Insights Q3 2018: U.S. Economy Climbing a Wall of Worry

Q3 2018: U.S. Economy Climbing a Wall of Worry

The U.S. stock market climbs a wall of worry better than any other market in the world, and its ability in doing so has been on display this year. Granted it has lost its grip at times, yet the S&P 500 is up 3.9% nearly half way through a year that has been filled with worrisome events and conditions. Fortunately, the bright shining light this year has been strong earnings growth, which has acted as a great stabilizer when the market has been thrown off balance by a litany of issues ranging from interest rates to trade to geopolitics.


That the market has been resilient in the face of turmoil is a sign of a well-functioning market, because the stock market should be swayed by earnings more than anything else—and, so far, nothing else has upended the positive earnings growth outlook for 2018.

  • Interest rates, while up, are still relatively low
  • Wage growth has remained lackluster despite the lowest unemployment rate in nearly 50 years
  • The dollar has rebounded, yet its current strength still falls short of the strength seen in the first half of 2017
  • Effective corporate tax rates are down—way down; and
  • Share buyback activity remains strong

Notwithstanding these strong fundamentals, the market has been buffeted at times by a festering concern that the balance of bull market power is about to shift on a fulcrum of rising interest rates, protectionist trade policies, and/or a volatility event that forces an unwinding of concentrated positions in ETFs and leadership stocks like the FAANG contingent (Facebook,, Apple, Netflix, and Alphabet).

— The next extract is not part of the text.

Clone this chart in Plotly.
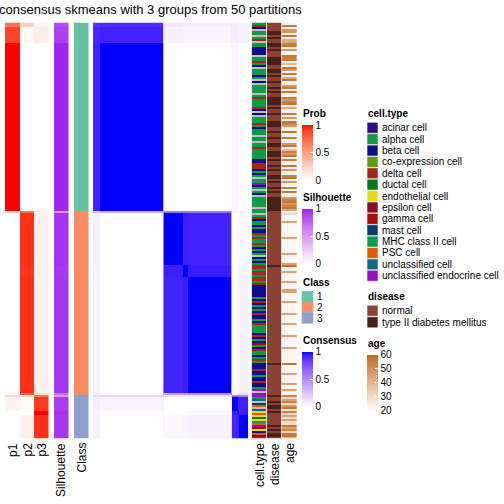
import numpy as np
import plotly.graph_objects as go

W, H = 504, 504
FONT = "Liberation Sans, Arial, Helvetica, sans-serif"

title_text = "consensus skmeans with 3 groups from 50 partitions"
column_labels = ["p1", "p2", "p3", "Silhouette", "Class", "cell.type", "disease", "age"]

# ---- sample blocks (rows/cols of the consensus matrix, top to bottom) ----
seg_sizes = [2, 8, 84, 1, 26, 6, 58, 1, 1, 7, 2, 12]
seg_class = [1, 1, 1, 2, 2, 2, 2, 2, 3, 3, 3, 3]
seg_p1 = [0.70, 0.88, 1.00, 0.25, 0.00, 0.00, 0.00, 0.05, 0.22, 0.07, 0.00, 0.00]
seg_p2 = [0.25, 0.03, 0.00, 0.70, 0.93, 0.92, 0.93, 0.80, 0.10, 0.02, 0.00, 0.07]
seg_p3 = [0.05, 0.09, 0.00, 0.05, 0.07, 0.08, 0.07, 0.15, 0.68, 0.91, 1.00, 0.93]
seg_silhouette = [0.86, 0.90, 0.99, 0.50, 0.95, 0.93, 0.94, 0.70, 0.50, 0.92, 0.95, 0.93]
seg_consensus = [
    [0.85, 0.88, 0.90, 0.30, 0.10, 0.08, 0.08, 0.10, 0.20, 0.08, 0.06, 0.06],
    [0.88, 0.92, 0.93, 0.25, 0.06, 0.05, 0.04, 0.08, 0.15, 0.08, 0.06, 0.06],
    [0.90, 0.93, 1.00, 0.35, 0.00, 0.00, 0.00, 0.02, 0.20, 0.05, 0.00, 0.00],
    [0.30, 0.25, 0.35, 0.55, 0.60, 0.60, 0.60, 0.40, 0.25, 0.05, 0.05, 0.05],
    [0.10, 0.06, 0.00, 0.60, 1.00, 0.94, 0.93, 0.40, 0.10, 0.00, 0.00, 0.03],
    [0.08, 0.05, 0.00, 0.60, 0.94, 1.00, 0.95, 0.40, 0.10, 0.00, 0.02, 0.04],
    [0.08, 0.04, 0.00, 0.60, 0.93, 0.95, 1.00, 0.45, 0.12, 0.01, 0.03, 0.06],
    [0.10, 0.08, 0.02, 0.40, 0.40, 0.40, 0.45, 0.60, 0.25, 0.05, 0.10, 0.15],
    [0.20, 0.15, 0.20, 0.25, 0.10, 0.10, 0.12, 0.25, 0.65, 0.60, 0.60, 0.55],
    [0.08, 0.08, 0.05, 0.05, 0.00, 0.00, 0.01, 0.05, 0.60, 1.00, 0.95, 0.93],
    [0.06, 0.06, 0.00, 0.05, 0.00, 0.02, 0.03, 0.10, 0.60, 0.95, 1.00, 0.95],
    [0.06, 0.06, 0.00, 0.05, 0.03, 0.04, 0.06, 0.15, 0.55, 0.93, 0.95, 1.00],
]

# ---- per-sample annotations (one character / value per sample) ----
celltype_names = ["acinar cell", "alpha cell", "beta cell", "co-expression cell", "delta cell",
                  "ductal cell", "endothelial cell", "epsilon cell", "gamma cell", "mast cell",
                  "MHC class II cell", "PSC cell", "unclassified cell", "unclassified endocrine cell"]
celltype_colors = ["#2F0C87", "#0E9A47", "#0C0C8C", "#5B9E12", "#A42818", "#077524", "#E7DC12",
                   "#8E0C22", "#A80C04", "#0A3A73", "#0C9A4C", "#DE5C0C", "#0E6884", "#9C0ACA"]
celltype_letters = "aABCDUEPGMHSXY"
na_color = "#BEBEBE"
celltype_g1 = ("ADBnAAnADn" "AABBBBnAAD" "ABnAAABAnB" "nAAAAnADAA" "AADBnBnAAA"
               "DABAAAnAAn" "AADAAAAABB" "DDDBABAnAA" "YBAnABnAAA" "AAnA")
celltype_g2 = ("AnADBAABAB" "BDADAADABA" "BAnBABADDA" "DDADDADBBB" "BBBABDBABA"
               "BDBBABDAAA" "ABDBABGABD" "AABADABBBD" "BBABBDBBAY" "nY")
celltype_g3 = "YHXnMSnXESEUEHSYGEaSPD"

disease_names = ["normal", "type II diabetes mellitus"]
disease_colors = ["#8B4232", "#4A2018"]
disease_g1 = ("NNNNTTNTNN" "TTNTNNNTTT" "TNNTTNTNNT" "NNTNTNNTTT" "TNTNNTNNNT"
              "TTNNTNNTNN" "TTNNTTTNTN" "NTNTNNTTNT" "NNTNTNNTTT" "TTTT")
disease_g2 = ("NNNNNNNNNN" "NNNNNNNNNN" "NNNNNNNTNN" "NNNNNNNNNN" "NNNNNNNNNN"
              "NNNNNNNNNN" "NNNNNNNNNN" "NNNNNNTNNN" "NNNNNNNNNN" "NN")
disease_g3 = "TNNTNTTNTNNNNNNTNTNTTN"

age_g1 = [23, 55, 23, 48, 48, 23, 57, 23, 43, 43,
          55, 57, 23, 48, 23, 23, 57, 55, 55, 23,
          38, 23, 57, 48, 23, 55, 23, 43, 57, 23,
          23, 48, 55, 23, 57, 23, 23, 55, 48, 55,
          57, 23, 43, 23, 23, 55, 23, 48, 23, 57,
          55, 48, 23, 23, 57, 23, 23, 55, 23, 23,
          48, 57, 23, 38, 55, 48, 57, 23, 55, 23,
          23, 57, 23, 48, 23, 23, 55, 57, 23, 48,
          23, 23, 55, 23, 57, 23, 23, 48, 55, 57,
          48, 55, 57, 43]
age_g2 = [22, 30, 22, 22, 22, 45, 22, 22, 22, 22,
          22, 22, 22, 45, 22, 22, 22, 22, 22, 22,
          22, 45, 22, 22, 22, 22, 45, 57, 22, 22,
          45, 22, 22, 22, 22, 45, 22, 22, 22, 45,
          45, 22, 22, 22, 22, 45, 22, 22, 22, 22,
          22, 45, 22, 22, 22, 22, 45, 22, 22, 22,
          22, 22, 45, 22, 22, 22, 22, 22, 45, 22,
          22, 22, 22, 22, 22, 22, 57, 22, 22, 22,
          22, 45, 22, 22, 22, 22, 45, 22, 22, 45,
          22, 22]
age_g3 = [55, 30, 45, 55, 30, 48, 57, 28, 55, 30, 45, 28, 45, 30, 28, 57, 45, 55, 30, 57, 57, 40]

class_colors = ["#66C2A5", "#FC8D62", "#8DA0CB"]


# ---- colour helpers (LAB interpolation like colorRamp2) ----
def _hex(h):
    return [int(h[i:i + 2], 16) / 255 for i in (1, 3, 5)]


def _to_lab(rgb):
    lin = [c / 12.92 if c <= 0.04045 else ((c + 0.055) / 1.055) ** 2.4 for c in rgb]
    M = [[0.4124, 0.3576, 0.1805], [0.2126, 0.7152, 0.0722], [0.0193, 0.1192, 0.9505]]
    xyz = [sum(M[i][j] * lin[j] for j in range(3)) for i in range(3)]
    n = [0.95047, 1.0, 1.08883]
    d = 6 / 29

    def f(t):
        return t ** (1 / 3) if t > d ** 3 else t / (3 * d * d) + 4 / 29
    fx, fy, fz = [f(xyz[i] / n[i]) for i in range(3)]
    return [116 * fy - 16, 500 * (fx - fy), 200 * (fy - fz)]


def _from_lab(lab):
    L, a, b = lab
    fy = (L + 16) / 116
    fx = fy + a / 500
    fz = fy - b / 200
    d = 6 / 29

    def finv(t):
        return t ** 3 if t > d else 3 * d * d * (t - 4 / 29)
    n = [0.95047, 1.0, 1.08883]
    xyz = [n[0] * finv(fx), n[1] * finv(fy), n[2] * finv(fz)]
    Mi = [[3.2406, -1.5372, -0.4986], [-0.9689, 1.8758, 0.0415], [0.0557, -0.2040, 1.0570]]
    lin = [sum(Mi[i][j] * xyz[j] for j in range(3)) for i in range(3)]
    out = []
    for c in lin:
        c = max(0.0, min(1.0, c))
        c = 12.92 * c if c <= 0.0031308 else 1.055 * c ** (1 / 2.4) - 0.055
        out.append(int(round(max(0, min(1, c)) * 255)))
    return "rgb(%d,%d,%d)" % tuple(out)


def ramp(c0, c1, n=21):
    l0, l1 = _to_lab(_hex(c0)), _to_lab(_hex(c1))
    stops = []
    for i in range(n):
        t = i / (n - 1)
        stops.append([t, _from_lab([l0[k] + (l1[k] - l0[k]) * t for k in range(3)])])
    return stops


def stepped(colors):
    n = len(colors)
    cs = []
    for i, c in enumerate(colors):
        cs.append([i / n, c])
        cs.append([(i + 1) / n, c])
    return cs


# ---- expand blocks to samples ----
idx = np.repeat(np.arange(len(seg_sizes)), seg_sizes)
N = len(idx)
P = np.column_stack([np.array(seg_p1)[idx], np.array(seg_p2)[idx], np.array(seg_p3)[idx]])
sil = np.array(seg_silhouette)[idx].reshape(-1, 1)
cls = (np.array(seg_class)[idx] - 1).reshape(-1, 1)
C = np.array(seg_consensus)
cons = C[np.ix_(idx, idx)]

ct_all = celltype_g1 + celltype_g2 + celltype_g3
ct_codes = np.array([len(celltype_names) if ch == "n" else celltype_letters.index(ch) for ch in ct_all]).reshape(-1, 1)
dz_all = disease_g1 + disease_g2 + disease_g3
dz_codes = np.array([0 if ch == "N" else 1 for ch in dz_all]).reshape(-1, 1)
ages = np.array(age_g1 + age_g2 + age_g3, dtype=float).reshape(-1, 1)


def px_x(v):
    return v / W


def px_y(v):
    return 1 - v / H


prob_cs = ramp("#FFFFFF", "#FF0000")
sil_cs = ramp("#FFFFFF", "#A020F0")
cons_cs = ramp("#FFFFFF", "#0000FF")
age_cs = ramp("#FFFFFF", "#BD6B22")


def cbar(x_px, top_px, len_px, tickvals, ticktext):
    return dict(x=px_x(x_px), xanchor="left", y=px_y(top_px), yanchor="top",
                len=len_px, lenmode="pixels", thickness=11, thicknessmode="pixels",
                xpad=0, ypad=0, outlinewidth=0, ticks="inside", ticklen=3,
                tickcolor="white", tickwidth=1, tickvals=tickvals, ticktext=ticktext,
                tickfont=dict(size=10, family=FONT, color="black"))


fig = go.Figure()
fig.add_trace(go.Heatmap(z=P, xaxis="x", yaxis="y", colorscale=prob_cs, zmin=0, zmax=1,
                         hoverinfo="skip",
                         colorbar=cbar(302, 125, 55, [0, 0.5, 1], ["0", "0.5", "1"])))
fig.add_trace(go.Heatmap(z=sil, xaxis="x2", yaxis="y", colorscale=sil_cs, zmin=0, zmax=1,
                         hoverinfo="skip",
                         colorbar=cbar(302, 208.5, 55, [0, 0.5, 1], ["0", "0.5", "1"])))
fig.add_trace(go.Heatmap(z=cls, xaxis="x3", yaxis="y", colorscale=stepped(class_colors),
                         zmin=-0.5, zmax=2.5, showscale=False, hoverinfo="skip"))
fig.add_trace(go.Heatmap(z=cons, xaxis="x4", yaxis="y", colorscale=cons_cs, zmin=0, zmax=1,
                         hoverinfo="skip",
                         colorbar=cbar(302, 351.5, 55, [0, 0.5, 1], ["0", "0.5", "1"])))
fig.add_trace(go.Heatmap(z=ct_codes, xaxis="x5", yaxis="y",
                         colorscale=stepped(celltype_colors + [na_color]),
                         zmin=-0.5, zmax=len(celltype_names) + 0.5, showscale=False, hoverinfo="skip"))
fig.add_trace(go.Heatmap(z=dz_codes, xaxis="x6", yaxis="y", colorscale=stepped(disease_colors),
                         zmin=-0.5, zmax=1.5, showscale=False, hoverinfo="skip"))
fig.add_trace(go.Heatmap(z=ages, xaxis="x7", yaxis="y", colorscale=age_cs, zmin=20, zmax=60,
                         hoverinfo="skip",
                         colorbar=cbar(367, 354.5, 56, [20, 30, 40, 50, 60],
                                       ["20", "30", "40", "50", "60"])))

x_domains = [(5, 48.5), (54, 68.5), (74, 88.5), (93, 248), (251.7, 266.2), (266.8, 281.3), (282, 296.7)]
x_ncols = [3, 1, 1, N, 1, 1, 1]
layout_axes = {}
for i, ((a, b), k) in enumerate(zip(x_domains, x_ncols)):
    name = "xaxis" if i == 0 else "xaxis%d" % (i + 1)
    layout_axes[name] = dict(domain=[px_x(a), px_x(b)], range=[-0.5, k - 0.5], visible=False,
                             anchor="y", fixedrange=True)
layout_axes["yaxis"] = dict(domain=[px_y(438.5), px_y(22.5)], range=[N - 0.5, -0.5],
                            visible=False, fixedrange=True)

annotations = []
shapes = []

annotations.append(dict(text=title_text, x=px_x(150.5), y=px_y(9.5), xref="paper", yref="paper",
                        xanchor="center", yanchor="middle", showarrow=False,
                        font=dict(size=13, family=FONT, color="black")))

label_x = [13, 27.5, 41.5, 61, 81.5, 260, 275, 290]
for lab, xx in zip(column_labels, label_x):
    annotations.append(dict(text=lab, x=px_x(xx), y=px_y(442), xref="paper", yref="paper",
                            xanchor="center", yanchor="top", textangle=-90, showarrow=False,
                            borderpad=0, font=dict(size=12, family=FONT, color="black")))


def legend_title(text, x, yc):
    annotations.append(dict(text="<b>%s</b>" % text, x=px_x(x), y=px_y(yc), xref="paper", yref="paper",
                            xanchor="left", yanchor="middle", showarrow=False, borderpad=0,
                            font=dict(size=10, family=FONT, color="black")))


def legend_item(text, color, x, y0, h, line="white"):
    shapes.append(dict(type="rect", xref="paper", yref="paper", x0=px_x(x), x1=px_x(x + 11),
                       y0=px_y(y0 + h), y1=px_y(y0), fillcolor=color,
                       line=dict(color=line, width=0.6)))
    annotations.append(dict(text=text, x=px_x(x + 14), y=px_y(y0 + h / 2), xref="paper", yref="paper",
                            xanchor="left", yanchor="middle", showarrow=False, borderpad=0,
                            font=dict(size=10, family=FONT, color="black")))


legend_title("Prob", 302, 113.5)
legend_title("Silhouette", 302, 197.5)
legend_title("Class", 302, 282.5)
for i, c in enumerate(class_colors):
    legend_item(str(i + 1), c, 302, 291.5 + i * 10.6, 10.6, line=c)
legend_title("Consensus", 302, 340)

legend_title("cell.type", 367, 114)
for i, (nm, c) in enumerate(zip(celltype_names, celltype_colors)):
    legend_item(nm, c, 367, 122.3 + i * 11.38, 11.0)
legend_title("disease", 367, 296.5)
for i, (nm, c) in enumerate(zip(disease_names, disease_colors)):
    legend_item(nm, c, 367, 305.2 + i * 11.6, 11.0)
legend_title("age", 367, 343)

fig.update_layout(width=W, height=H, margin=dict(l=0, r=0, t=0, b=0, autoexpand=False),
                  paper_bgcolor="white", plot_bgcolor="white", showlegend=False,
                  annotations=annotations, shapes=shapes, **layout_axes)

fig.write_html("out.html", config={"displayModeBar": False},
               post_script="document.body.style.margin='0';document.body.style.overflow='hidden';")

Some have taken to describing the stock market’s action this year as “two steps forward, one step back.” That’s an apt description, because this market has been operating with an aim to squeeze as much out of this bull run as possible while remaining aware that the best of its easy-money days is behind it.

That thought is rooted in an awareness that the Federal Reserve is reining in its policy accommodation, that profit margin pressures are beginning to take hold in higher input costs and a tightening labor market, and that President Trump is ratcheting up his efforts to cut the U.S. trade deficit using tariffs that are being matched by major trading partners around the globe, including Canada, Mexico, China, and the European Union.

What the stock market has had on its side are tax cuts and deregulation, which have spurred the best earnings growth in seven years, near-record levels of business and consumer confidence, robust manufacturing activity, and a strengthening U.S. consumer whose spending activity accounts for close to 70% of GDP.

To be fair, consumer spending activity was weak in the first quarter, yet all signs point to a significant rebound in the second quarter that is driving the possibility of GDP growth having a 4-handle on it.


The U.S. is in good economic shape, yet the issue for the market with the economy is the same as the issue is for the market with earnings: there is a foreboding thought that both are at, or very close to, peak growth for this cycle.

Accordingly, investors have been less willing to pay up for every dollar of earnings as interest rates have picked up even though forecasts for earnings growth this year are quite strong; hence, there has been multiple compression even though earnings growth estimates have increased.

To wit, the S&P 500 entered 2018 trading at 18.3x forward twelve-month earnings and now trades at 16.6x forward twelve-month earnings, which is a slight premium to its five-year average.

FactSet informs us that earnings growth for the S&P 500 is projected to be 19.0% for the second quarter, 21.4% for the third quarter, 17.2% for the fourth quarter, and 19.8% for the year.

The stock market, however, is a forward-looking entity, and it is beginning to ruminate about the tough comparisons that await in 2019 when interest rates should be higher, according to the Federal Reserve’s latest projections, and the initial impact of the tax cuts fade away making earnings growth comparisons difficult.

The market also has trade issues on its mind, as they are potential spoilers for the U.S. economy and the high earnings growth expectations. Nevertheless, the positive slant of the S&P 500 at this juncture suggests it is trading more on what it knows than what it fears, which is to say it is climbing a wall of worry.


The market knows earnings growth is still strong; it knows interest rates are still relatively low; it knows the elements are in place for a pickup in consumer spending and business spending; and it hopes the trade spats aren’t going to lead to a full-fledged trade war.

The market knows the easy money has been made in this bull run, yet nothing has truly tripped it up yet, so it continues to climb a wall of worry constructed on concerns about peak economic growth, peak earnings growth, and a peak in monetary policy accommodation.

It’s sneaking a peak into a more challenging future, fundamentally speaking, so the market isn’t moving as resolutely today as it did not that long ago when it could feel assured the Federal Reserve wasn’t going to run interference by raising interest rates.

Those days are gone, and rate hikes are back because the financial crisis is over, and the economy is in good shape.  That’s not a bad thing, but it means the road ahead for the stock market won’t be a smooth one as a higher interest rate environment takes shape.

As always, I look forward to hearing your comments.